A question that is often asked of the community by clients is ‘what do I do when I see you in public?’, and honestly the answer is not the same for all of us, and all I can do is answer for myself.
In short, if you see me around, please leave me alone.
It is often criticised as an unfriendly attitude, but it has nothing to do with being unfriendly. It’s really about allowing myself to be Not-Asha once in a while. In today’s environment for private sex workers, it is really quite all consuming to be Asha. Between extensive social media, my phone, and running the business, I am Asha much more often than I am anything else, and when I’m out and about, I’m enjoying being in the world as just myself, without her.
Not long ago I received a txt message from someone I hadn’t met, saying he had seen me at the supermarket he works at. It was my local supermarket, and it appears he had been watching me do my shopping. While I don’t think it was the man’s intention to be creepy, all I could think of was how I had been sweaty and in my ratty activewear that day, and a potential client had been watching me like that as I went about my life, in non-Asha appearance. It made me feel self conscious and as if my down time had been invaded. Not knowing who it is, I now wonder if I’m being watched every time I shop at that store. As someone with a regular exercise regime, and who would prefer not to wear makeup and look escort-ready every time I leave the house to go to Pilates or do my shopping, it leaves me feeling edgy when people let me know they’re watching me.
I walk everywhere and am distinctive, I am totally aware that clients, or ‘fans’ might see me around. But by making me aware of it, the feeling of being watched makes it harder for me to switch off and relax in my down time. I intuitively now walk around with my ‘blinkers on’, trying not to make eye contact with men, in case they’re a client or they know who I am and see eye contact as an invitation.
I met a new client recently, who told me that he had seen me at the airport. He said that he’d said ‘Hi’, but that I had ignored him and seemed a bit snobby. Truth is, I actually didn’t notice him. I probably had my ‘blinkers on’ and a head full of tour thoughts (as I usually do at the airport). But it annoys me to think that someone I hadn’t met before would think it appropriate to approach me at all. If I had noticed him that day trying to say Hi, he would have received nothing but a look of confusion and possible annoyance (after all, I had no clue who he was then).
I have been followed before - I was in a department store with my ex husband, and a client (a well known pain in the ass too) put his hood up (makes you look more dodgy, not less!) and was popping his head around corners saying my work name and asking to book me.
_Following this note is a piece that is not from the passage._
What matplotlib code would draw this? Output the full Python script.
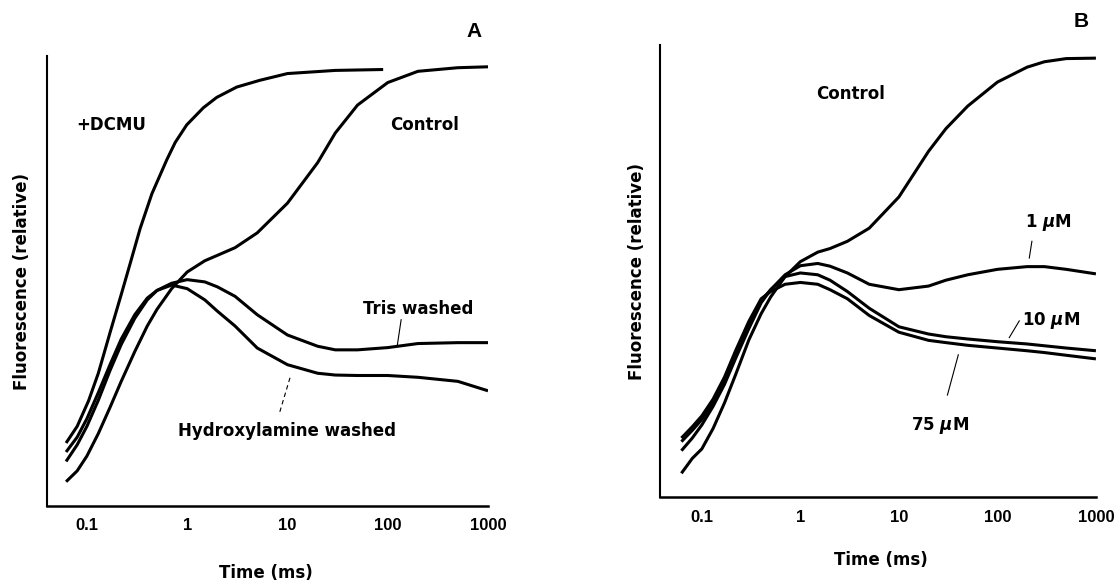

My husband was nearby with my stepson, so to say I was furious with this behaviour would be an understatement. You just never know if I am actually alone, and even if I am, just leave me in peace.
I’m not a snob, I’ll exchange a knowing smile if I recognise someone (though, we all look different in the light of day!), but time alone in my thoughts, being myself, enjoying my walk or my supermarket shopping is appreciated. I do not want to know that I’m being watched, and if you would like to talk, please book me. I will be much more friendly and attractive when I see you in session. The sex industry is different to other industries - social media presence as an escort is marketing, it is not a desire for ‘fame’ - I do not seek nor do I want it. The pay-for-sex industry is underground - a secret, and respect does need to be paid to the nature of that. That includes talking to other sex workers about seeing me around and what I was doing etc (also happens).
As part of our work, we afford you discretion. An alternative to a messy affair or leading someone on, we leave you alone. I am not going to badger you for extra curricular communications or meetings. I do not cold call, and should you be irresponsible on your end and your wife calls me, I deny all knowledge. I will never approach clients in public, or ask intrusive questions. Simply put, I do my job. But discretion works both ways, and just because someone shows full face in their photos, it is not an invitation to be approached if recognised. While the most important people know what I do for a living, on the whole, I keep it to myself to acquaintances and the general community, because stigma is a bitch and I simply can’t be bothered with it. Approaching me, asides from being inappropriate in regard to boundaries, could ‘out’ me to acquaintances who I’d rather not know, and subject me to stigma, hatred or just awkwardness. It could also out me to you, if people with me call me by my own name in front of you, and I care a lot about my privacy. To put me in that position just because you’re excited to recognise me is hugely unfair. I’m not a celebrity, not someone for whom you’d want an autograph, I’m just a sex worker going about her life in private.
Asha is such a big part of me, a fun, sexy side of me who I love, but it is not all of me, nor all of my life, and the parts left that are private, I really treasure. I don’t want to be snapped back into work mode while enjoying my brunch or when I am out with my friends - those things are my ‘me time’, and we all need it. It is not about you, or my feeling towards you, but entirely about a degree of separation that I need to balance a complex and secret lifestyle. I know there are sex workers in the world who are 100% their sex work identity and welcome ‘fans’ approaching them, but they are few and far between, and I’m just not one of them. I need the freedom to be all the parts of myself, and that requires a degree of respect from those who know me only as Asha.